Task
Return only the lines from the top of the data down to the one that holds "from bokeh.core.properties import value", both included, without any pictures.

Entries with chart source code
===

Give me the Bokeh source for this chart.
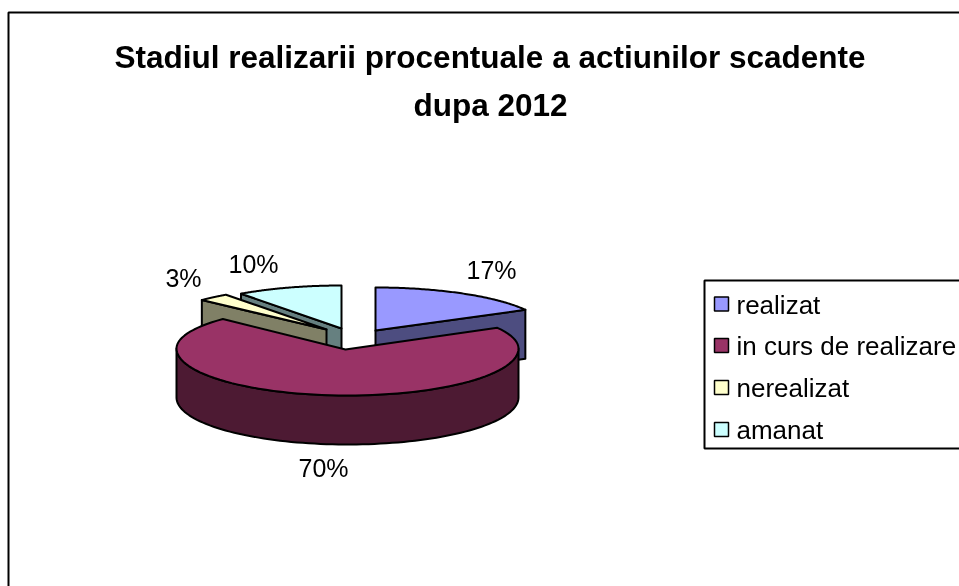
import numpy as np
from bokeh.embed import file_html
from bokeh.resources import INLINE
from bokeh.plotting import figure
from bokeh.models import Range1d
from bokeh.core.properties import value

title_lines = ["Stadiul realizarii procentuale a actiunilor scadente", "dupa 2012"]
categories = ["realizat", "in curs de realizare", "nerealizat", "amanat"]
percent = [17, 70, 3, 10]
top_colors = ["#9999FF", "#993366", "#FFFFCC", "#CCFFFF"]
side_colors = ["#4D4D80", "#4D1A33", "#808066", "#668080"]

W, H = 959, 586
FONT = value("Liberation Sans")

# layout of the pie, in page pixels
RX, RY_BACK, RY_FRONT, DEPTH = 171.0, 43.0, 47.0, 49.0
centres = [(375, 330), (347, 348), (326, 329), (341, 328)]
label_at = [(491, 269), (323, 467), (183, 277), (253, 263)]

p = figure(width=W, height=H, output_backend="svg", toolbar_location=None,
           x_range=Range1d(0, W), y_range=Range1d(H, 0), min_border=0,
           outline_line_color=None, background_fill_color="white")
p.axis.visible = False
p.grid.visible = False
p.xaxis.visible = False
p.yaxis.visible = False
p.styles = {"position": "fixed", "left": "0px", "top": "0px"}


def rim(cx, cy, a0, a1, dy=0.0, n=90):
    t = np.radians(np.linspace(a0, a1, n))
    c = np.cos(t)
    ry = np.where(c > 0, RY_BACK, RY_FRONT)
    return cx + RX * np.sin(t), cy + dy - ry * c


edges = np.cumsum([0] + percent) * 3.6
LW = 2.0


def poly(x, y, color):
    p.patch(list(x), list(y), fill_color=color, line_color="black", line_width=LW, line_join="round")


def back_slice(i, wall_angle):
    cx, cy = centres[i]
    a0, a1 = edges[i], edges[i + 1]
    ox, oy = rim(cx, cy, wall_angle, wall_angle, n=1)
    poly([cx, ox[0], ox[0], cx], [cy, oy[0], oy[0] + DEPTH, cy + DEPTH], side_colors[i])
    ax, ay = rim(cx, cy, a0, a1)
    poly(np.r_[cx, ax], np.r_[cy, ay], top_colors[i])


# chart border runs off the page at right and bottom
p.line([8, 8, W + 10], [H + 10, 12, 12], line_color="black", line_width=2)

# back slices first, the large one hides their lower parts
back_slice(3, edges[3])
back_slice(0, edges[1])
back_slice(2, edges[2])

# large slice: front wall, then top
cx, cy = centres[1]
wx, wy = rim(cx, cy, 90, 270)
bx, by = rim(cx, cy, 90, 270, dy=DEPTH)
poly(np.r_[wx, bx[::-1]], np.r_[wy, by[::-1]], side_colors[1])
ax, ay = rim(cx, cy, edges[1], edges[2])
poly(np.r_[cx - 2, ax], np.r_[cy + 1, ay], top_colors[1])

# percent labels
p.text([q[0] for q in label_at], [q[1] for q in label_at], text=[f"{v}%" for v in percent],
       text_font=FONT, text_font_size="25px", text_align="center", text_baseline="middle",
       text_color="black")

# title
p.text([489.5, 490], [56, 104], text=title_lines, text_font=FONT, text_font_size="31.5px",
       text_font_style="bold", text_align="center", text_baseline="middle", text_color="black")

# legend
p.line([W + 10, 704, 704, W + 10], [280, 280, 448, 448], line_color="black", line_width=2)
key_y = [303.5, 345, 387, 429]
p.quad(left=[714] * 4, right=[728] * 4, top=[y - 7 for y in key_y], bottom=[y + 7 for y in key_y],
       fill_color=top_colors, line_color="black", line_width=1.5)
p.text([736] * 4, [y + 0.5 for y in key_y], text=categories, text_font=FONT, text_font_size="26px",
       text_align="left", text_baseline="middle", text_color="black")

open("out.html", "w").write(file_html(p, INLINE))
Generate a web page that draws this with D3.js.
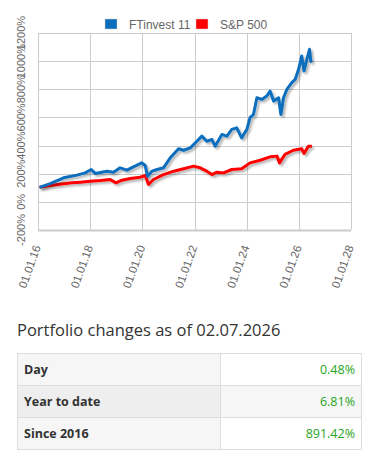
<!DOCTYPE html>
<html>
<head>
<meta charset="utf-8">
<script src="https://cdn.jsdelivr.net/npm/d3@7"></script>
<style>
  body { margin: 0; background: #fff; width: 372px; height: 468px; overflow: hidden; position: relative; }
  #chart { position: absolute; left: 0; top: 0; }
  .title { position: absolute; left: 17px; top: 318px; font-family: "Open Sans", sans-serif; font-size: 16.5px; color: #333; white-space: nowrap; }
  table { position: absolute; left: 17px; top: 353px; width: 345px; border-collapse: collapse; font-family: "Open Sans", sans-serif; font-size: 12.5px; }
  td { height: 31px; padding: 0 6px; border: 1px solid #ddd; }
  td.lab { font-weight: bold; color: #333; width: 190px; border-right: 1px dotted #ccc; }
  td.val { text-align: right; color: #26a526; }
</style>
</head>
<body>
<svg id="chart" width="372" height="310"></svg>
<div class="title"></div>
<table id="stats"></table>
<script>
// series (value = 100 + % gain)
const ftDates = ["2016-01-22","2016-06-20","2016-12-24","2017-06-28","2017-10-23","2018-01-15","2018-03-14","2018-08-22","2018-11-24","2019-02-24","2019-05-30","2019-08-29","2019-12-24","2020-02-10","2020-03-14","2020-05-15","2020-07-24","2020-10-23","2021-01-26","2021-05-23","2021-07-31","2021-11-03","2022-02-03","2022-04-13","2022-06-21","2022-09-02","2022-10-16","2023-01-19","2023-03-29","2023-06-07","2023-08-15","2023-10-23","2024-01-04","2024-02-17","2024-04-05","2024-05-23","2024-07-31","2024-10-08","2024-11-24","2025-01-12","2025-03-23","2025-04-24","2025-05-31","2025-07-17","2025-09-24","2025-11-10","2025-12-28","2026-02-10","2026-03-14","2026-04-23","2026-05-30","2026-06-17","2026-07-02"];
const ftValues = [103,130,171,190,206,230,201,218,211,242,225,249,277,258,182,218,230,242,313,377,367,384,431,467,431,443,396,479,467,515,526,455,515,598,621,740,728,752,787,716,740,621,740,799,847,870,942,1036,930,1013,1084,1001,991];

const spDates = ["2016-01-22","2016-06-20","2016-12-24","2017-04-20","2017-08-15","2018-01-01","2018-05-22","2018-10-08","2018-12-28","2019-03-20","2019-07-15","2019-12-01","2020-02-10","2020-03-28","2020-06-05","2020-10-23","2021-03-14","2021-07-31","2021-12-20","2022-03-20","2022-06-21","2022-09-02","2022-11-10","2023-02-10","2023-06-07","2023-10-23","2024-02-17","2024-07-08","2024-11-24","2025-02-28","2025-04-05","2025-06-21","2025-10-15","2026-02-10","2026-03-14","2026-05-15","2026-07-02"];
const spValues = [103,116,128,135,140,147,152,159,135,154,166,175,187,123,159,194,218,235,254,242,218,194,211,206,230,235,277,296,320,325,277,337,367,377,344,396,396];

const seriesNames = ["FTinvest 11", "S&P 500"];
const seriesColors = ["#0a6ebd", "#ff0000"];
const yTicks = [-200, 0, 200, 400, 600, 800, 1000, 1200];
const xTickYears = [2016, 2018, 2020, 2022, 2024, 2026, 2028];

const statLabels = ["Day", "Year to date", "Since 2016"];
const statValues = ["0.48%", "6.81%", "891.42%"];
const titleText = "Portfolio changes as of 02.07.2026";

const parse = d3.timeParse("%Y-%m-%d");
const series = [
  ftDates.map((d, i) => ({ date: parse(d), value: ftValues[i] })),
  spDates.map((d, i) => ({ date: parse(d), value: spValues[i] }))
];

const svg = d3.select("#chart");
const plot = { left: 38, right: 351, top: 33, bottom: 230 };

const x = d3.scaleTime()
  .domain([new Date(2016, 0, 1), new Date(2028, 0, 1)])
  .range([plot.left, plot.right]);
const y = d3.scaleLinear()
  .domain([-200, 1200])
  .range([plot.bottom, plot.top]);

const defs = svg.append("defs");
defs.append("filter").attr("id", "shadow")
  .attr("x", "-5%").attr("y", "-5%").attr("width", "110%").attr("height", "120%")
  .append("feDropShadow")
    .attr("dx", 2).attr("dy", 2).attr("stdDeviation", 1)
    .attr("flood-color", "#000").attr("flood-opacity", 0.3);

// grid
const xTicks = xTickYears.map(yr => new Date(yr, 0, 1));
svg.append("g").selectAll("line")
  .data(yTicks)
  .enter().append("line")
    .attr("x1", plot.left).attr("x2", plot.right)
    .attr("y1", d => Math.round(y(d)) + 0.5).attr("y2", d => Math.round(y(d)) + 0.5)
    .attr("stroke", "#ccc").attr("stroke-width", 1);
svg.append("g").selectAll("line")
  .data(xTicks)
  .enter().append("line")
    .attr("x1", d => Math.round(x(d)) + 0.5).attr("x2", d => Math.round(x(d)) + 0.5)
    .attr("y1", plot.top).attr("y2", plot.bottom)
    .attr("stroke", "#ccc").attr("stroke-width", 1);
svg.append("line")
  .attr("x1", plot.left).attr("x2", plot.right)
  .attr("y1", plot.bottom + 0.5).attr("y2", plot.bottom + 0.5)
  .attr("stroke", "#ccc").attr("stroke-width", 2);

// y labels
svg.append("g").selectAll("text")
  .data(yTicks)
  .enter().append("text")
    .attr("transform", d => "translate(25," + y(d) + ") rotate(-90)")
    .attr("text-anchor", "middle")
    .style("font-family", "Liberation Sans, Arial, sans-serif")
    .style("font-size", "11px")
    .style("fill", "#666")
    .text(d => d + "%");

// x labels
const fmt = d3.timeFormat("%d.%m.%y");
svg.append("g").selectAll("text")
  .data(xTicks)
  .enter().append("text")
    .attr("transform", d => "translate(" + (x(d) + 3) + ",247) rotate(-70)")
    .attr("text-anchor", "end")
    .style("font-family", "Liberation Sans, Arial, sans-serif")
    .style("font-size", "11.5px")
    .style("fill", "#666")
    .text(d => fmt(d));

// lines
const line = d3.line()
  .x(d => x(d.date))
  .y(d => y(d.value));

svg.append("g").selectAll("path")
  .data(series.slice().reverse())
  .enter().append("path")
    .attr("d", line)
    .attr("fill", "none")
    .attr("stroke", (d, i) => seriesColors[1 - i])
    .attr("stroke-width", 3)
    .attr("stroke-linejoin", "round")
    .attr("filter", "url(#shadow)");

// legend
const legendX = [105, 196];
const lg = svg.append("g").selectAll("g")
  .data(seriesNames)
  .enter().append("g")
    .attr("transform", (d, i) => "translate(" + legendX[i] + ",19)");
lg.append("rect")
  .attr("width", 12).attr("height", 10)
  .attr("fill", (d, i) => seriesColors[i])
  .attr("stroke", "#ccc").attr("stroke-width", 0.5);
lg.append("text")
  .attr("x", 24).attr("y", 9.5)
  .style("font-family", "Liberation Sans, Arial, sans-serif")
  .style("font-size", "12px")
  .style("fill", "#666")
  .text(d => d);

// stats table
d3.select(".title").text(titleText);
const rows = d3.select("#stats").selectAll("tr")
  .data(statLabels)
  .enter().append("tr");
rows.append("td").attr("class", "lab")
  .style("background", (d, i) => i === 1 ? "#eeeeee" : "#f6f6f6")
  .text(d => d);
rows.append("td").attr("class", "val")
  .style("background", (d, i) => i === 1 ? "#f6f6f6" : "#fff")
  .text((d, i) => statValues[i]);
</script>
</body>
</html>
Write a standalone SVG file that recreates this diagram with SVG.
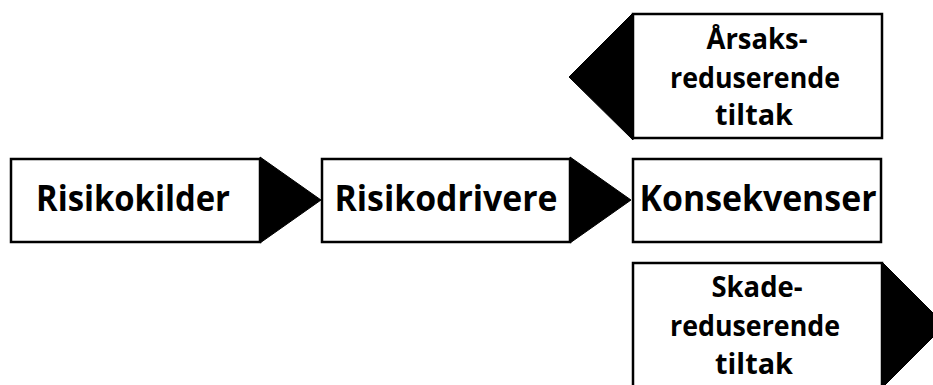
<svg xmlns="http://www.w3.org/2000/svg" width="933" height="385" viewBox="0 0 933 385">
<style>
.box{fill:#fff;stroke:#000;stroke-width:2.5}
.arr{fill:#000;stroke:#000;stroke-width:1}
.big{font-family:"Open Sans","Liberation Sans",sans-serif;font-weight:bold;font-size:36px;fill:#000;text-anchor:middle}
.sm{font-family:"Open Sans","Liberation Sans",sans-serif;font-weight:bold;font-size:29px;fill:#000;text-anchor:middle}
</style>
<rect width="933" height="385" fill="#fff"/>
<g id="connectors">
<polygon class="arr" points="260,157 321,200 260,243"/>
<polygon class="arr" points="570,157 631,200 570,243"/>
<polygon class="arr" points="633,13 569,77 633,140"/>
<polygon class="arr" points="882,262 945,325 882,388"/>
</g>
<g id="risikokilder">
<rect class="box" x="11" y="159" width="249" height="83"/>
<text class="big" x="133" y="211" textLength="194" lengthAdjust="spacingAndGlyphs">Risikokilder</text>
</g>
<g id="risikodrivere">
<rect class="box" x="322" y="159" width="248" height="83"/>
<text class="big" x="446" y="211" textLength="223" lengthAdjust="spacingAndGlyphs">Risikodrivere</text>
</g>
<g id="konsekvenser">
<rect class="box" x="633" y="159" width="248" height="83"/>
<text class="big" x="758" y="211" textLength="237" lengthAdjust="spacingAndGlyphs">Konsekvenser</text>
</g>
<g id="arsaksreduserende">
<rect class="box" x="633" y="14" width="249" height="124"/>
<text class="sm" x="757" y="49" textLength="101" lengthAdjust="spacingAndGlyphs">Årsaks-</text>
<text class="sm" x="755" y="88" textLength="170" lengthAdjust="spacingAndGlyphs">reduserende</text>
<text class="sm" x="754" y="125" textLength="78" lengthAdjust="spacingAndGlyphs">tiltak</text>
</g>
<g id="skadereduserende">
<rect class="box" x="633" y="263" width="249" height="124"/>
<text class="sm" x="757" y="297" textLength="91" lengthAdjust="spacingAndGlyphs">Skade-</text>
<text class="sm" x="755" y="336" textLength="170" lengthAdjust="spacingAndGlyphs">reduserende</text>
<text class="sm" x="754" y="374" textLength="78" lengthAdjust="spacingAndGlyphs">tiltak</text>
</g>
</svg>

===

Result below
Give me the Bokeh source for this chart.
import numpy as np
from bokeh.embed import file_html
from bokeh.resources import INLINE
from bokeh.plotting import figure
from bokeh.models import Range1d
from bokeh.core.properties import value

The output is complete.